Естественно, что все жили под незримым колпаком страха всевидящего и всезнающего МГБ, и потому разговоры о политике или действиях властей пресекались даже в доме. Тем более что бате так и не забыли его краткосрочное пребывание в Белой армии, и потому родители постоянно меняли место жительства (примерно через 5 лет), и уж затем в с. Петровском (Светлограде) остановились до конца.
И, обозревая жизнь этого битого и униженного в правах и свободах поколения, постоянно возвращаешься к мысли – каковы цели жизни были у наших отцов и дедов? Зачем жили? Найти ответы на эти вопросы очень важно, чтобы затем и следующее после нас поколение могло бы отыскать и в наших жизнях особую целесообразность нахождения на планете.
Так в чем она, правда жизни, ведь не в том, что отцу приходилось на израненных ногах ночами стоять в очереди за хлебом и с сыновьями во время голода ловить лягушек в р. Калаус, чтобы хоть как-то выжить, или из угольной пыли лепить катышки, чтоб лучше горели зимой, а тепла-то не было все равно – в морозы фуфайки в доме не снимали. Так зачем жили, преодолевая все эти нескончаемые трудности? Что, ради их преодоления? Так это абсурд. Зачем нас троих рожали, когда толком и гарантий не было, чтобы выбраться из этой нищеты. А как бабушка Саша (мамина мама), у которой было 12 душ, и сама без мужа, расстрелянного большевиками, поднимала всех на ноги. Зачем эти неимоверные испытания? Сейчас все жируют по сравнению с тем временем, да деток максимум двоих имеют при полном материальном достатке.
Я уверен, что они, наши родители, не задавали себе подобных вопросов. Они жили, потому что получили эти жизни как шанс для их реализации. Но важно другое. И это другое заключено в глубочайшей честности во взаимоотношениях со всеми теми трудностями и испытаниями, которые выпали на время их нахождения на Земле.

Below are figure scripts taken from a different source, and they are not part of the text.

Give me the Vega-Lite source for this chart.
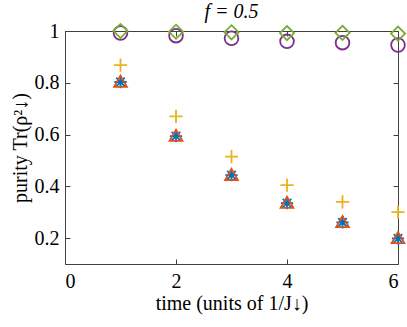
{
  "$schema": "https://vega.github.io/schema/vega-lite/v6.json",
  "width": 333,
  "height": 233,
  "autosize": "none",
  "padding": {"left": 65, "top": 31, "right": 9, "bottom": 63},
  "config": {
    "view": {"stroke": "#404040", "strokeWidth": 1},
    "font": "Liberation Serif"
  },
  "title": {"text": "f = 0.5", "font": "Liberation Serif", "fontSize": 20, "fontWeight": "normal", "fontStyle": "italic", "color": "#000", "offset": -2},
  "data": {"values": [
    {"t": 1, "v": 0.803, "s": "a"}, {"t": 2, "v": 0.594, "s": "a"}, {"t": 3, "v": 0.443, "s": "a"}, {"t": 4, "v": 0.335, "s": "a"}, {"t": 5, "v": 0.261, "s": "a"}, {"t": 6, "v": 0.199, "s": "a"},
    {"t": 1, "v": 0.803, "s": "b"}, {"t": 2, "v": 0.594, "s": "b"}, {"t": 3, "v": 0.443, "s": "b"}, {"t": 4, "v": 0.335, "s": "b"}, {"t": 5, "v": 0.261, "s": "b"}, {"t": 6, "v": 0.199, "s": "b"},
    {"t": 1, "v": 0.868, "s": "c"}, {"t": 2, "v": 0.67, "s": "c"}, {"t": 3, "v": 0.515, "s": "c"}, {"t": 4, "v": 0.405, "s": "c"}, {"t": 5, "v": 0.34, "s": "c"}, {"t": 6, "v": 0.30, "s": "c"},
    {"t": 1, "v": 0.992, "s": "d"}, {"t": 2, "v": 0.982, "s": "d"}, {"t": 3, "v": 0.972, "s": "d"}, {"t": 4, "v": 0.96, "s": "d"}, {"t": 5, "v": 0.955, "s": "d"}, {"t": 6, "v": 0.946, "s": "d"},
    {"t": 1, "v": 1.0, "s": "e"}, {"t": 2, "v": 0.997, "s": "e"}, {"t": 3, "v": 0.995, "s": "e"}, {"t": 4, "v": 0.992, "s": "e"}, {"t": 5, "v": 0.993, "s": "e"}, {"t": 6, "v": 0.99, "s": "e"}
  ]},
  "layer": [
    {
      "mark": {"type": "point", "filled": false, "strokeWidth": 1.8, "opacity": 1, "clip": false},
      "encoding": {
        "x": {"field": "t", "type": "quantitative", "scale": {"domain": [0, 6], "nice": false, "zero": false},
          "axis": {"values": [0, 2, 4, 6], "title": "time (units of 1/J↓)", "grid": false, "domain": false, "tickSize": -5, "tickColor": "#404040", "labelPadding": 12, "labelFontSize": 20, "labelColor": "#000", "labelFont": "Liberation Serif", "titleFont": "Liberation Serif", "titleFontSize": 20, "titleFontWeight": "normal", "titleColor": "#000", "titlePadding": 2}},
        "y": {"field": "v", "type": "quantitative", "scale": {"domain": [0.1, 1], "nice": false, "zero": false},
          "axis": {"values": [0.2, 0.4, 0.6, 0.8, 1], "format": ".1~f", "title": "purity Tr(ρ²↓)", "grid": false, "domain": false, "tickSize": -5, "tickColor": "#404040", "labelPadding": 11, "labelFontSize": 20, "labelColor": "#000", "labelFont": "Liberation Serif", "titleFont": "Liberation Serif", "titleFontSize": 20, "titleFontWeight": "normal", "titleColor": "#000", "titlePadding": 4}},
        "shape": {"field": "s", "type": "nominal", "legend": null, "scale": {"domain": ["a", "b", "c", "d", "e"], "range": [
          "M-1,0L1,0M0,-1L0,1M-0.7,-0.7L0.7,0.7M-0.7,0.7L0.7,-0.7",
          "M0,-1L1,0.75L-1,0.75Z",
          "M-1,0L1,0M0,-1L0,1",
          "circle",
          "diamond"
        ]}},
        "size": {"field": "s", "type": "nominal", "legend": null, "scale": {"domain": ["a", "b", "c", "d", "e"], "range": [150, 200, 196, 140, 200]}},
        "color": {"field": "s", "type": "nominal", "legend": null, "scale": {"domain": ["a", "b", "c", "d", "e"], "range": ["#0072BD", "#D95319", "#EDB120", "#7E2F8E", "#77AC30"]}}
      }
    },
    {
      "mark": {"type": "point", "opacity": 0},
      "encoding": {
        "x": {"field": "t", "type": "quantitative", "scale": {"domain": [0, 6], "nice": false, "zero": false},
          "axis": {"orient": "top", "values": [0, 2, 4, 6], "labels": false, "title": null, "grid": false, "domain": false, "tickSize": -5, "tickColor": "#404040"}},
        "y": {"field": "v", "type": "quantitative", "scale": {"domain": [0.1, 1], "nice": false, "zero": false},
          "axis": {"orient": "right", "values": [0.2, 0.4, 0.6, 0.8, 1], "labels": false, "title": null, "grid": false, "domain": false, "tickSize": -5, "tickColor": "#404040"}}
      }
    }
  ],
  "resolve": {"axis": {"x": "independent", "y": "independent"}}
}
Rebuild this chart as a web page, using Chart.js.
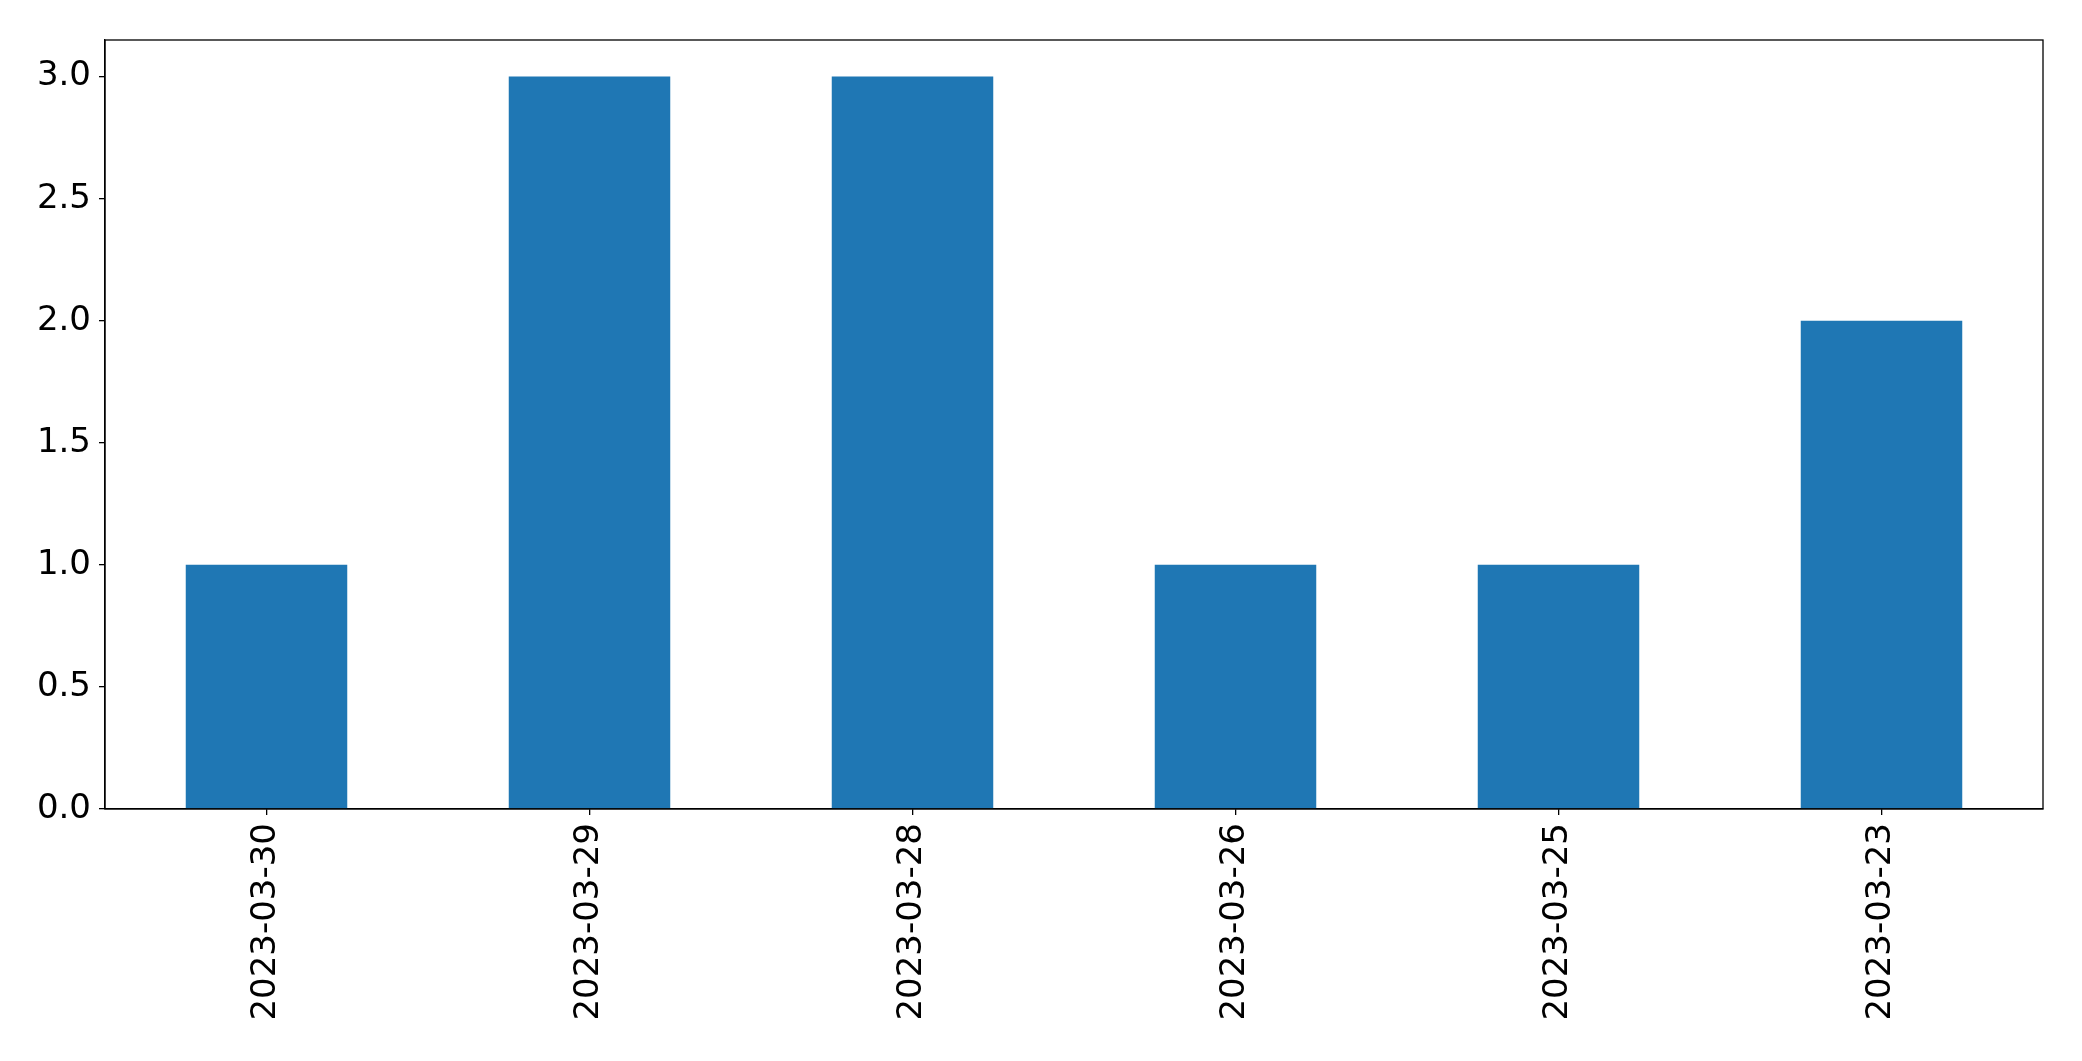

Без честности там было невыживаемо – сама жизнь требовала от них этой искренности, и они несли ее, преодолевая голод, холод, бытовые ограничения. Ведь Высшему Разуму, так как Он является энергией духовного плана, Ему, по большому счету, безразличны условия нашего быта и материальной составляющей. Главное для Него – состояние и степень развития наших нравственных качеств, ибо они и есть определители нашего настоящего Я.
И еще одно не менее важное – это интуитивная (на уровне энергий) передача личных качеств своему следующему поколению. И можно с величайшей признательностью сказать и своим родителям, и своим учителям, на встречу с которыми я опоздал, что они не зря приходили на Этот Свет и с честью выполнили и свой долг, и реализовали свой шанс.
То поколение проверяли по всем статьям сопротивляемости неимоверным трудностям и лишениям материально-бытового плана. И они достойно (с честью) выдержали все: и войны, и голод, и репрессии, и неустроенность жизни.
Теперь же нас, следующее поколение, проверяют иными способами – избытком того, чего не хватало нашим родителям и дедам. И что же? Мы явно в проигрыше. «Золотой телец» победил если не многих, то значительное число наших соотечественников. Жить стало лучше, но вместе с тем мы потеряли ту самую честность и искренность, ради которых нам и даются эти жизни.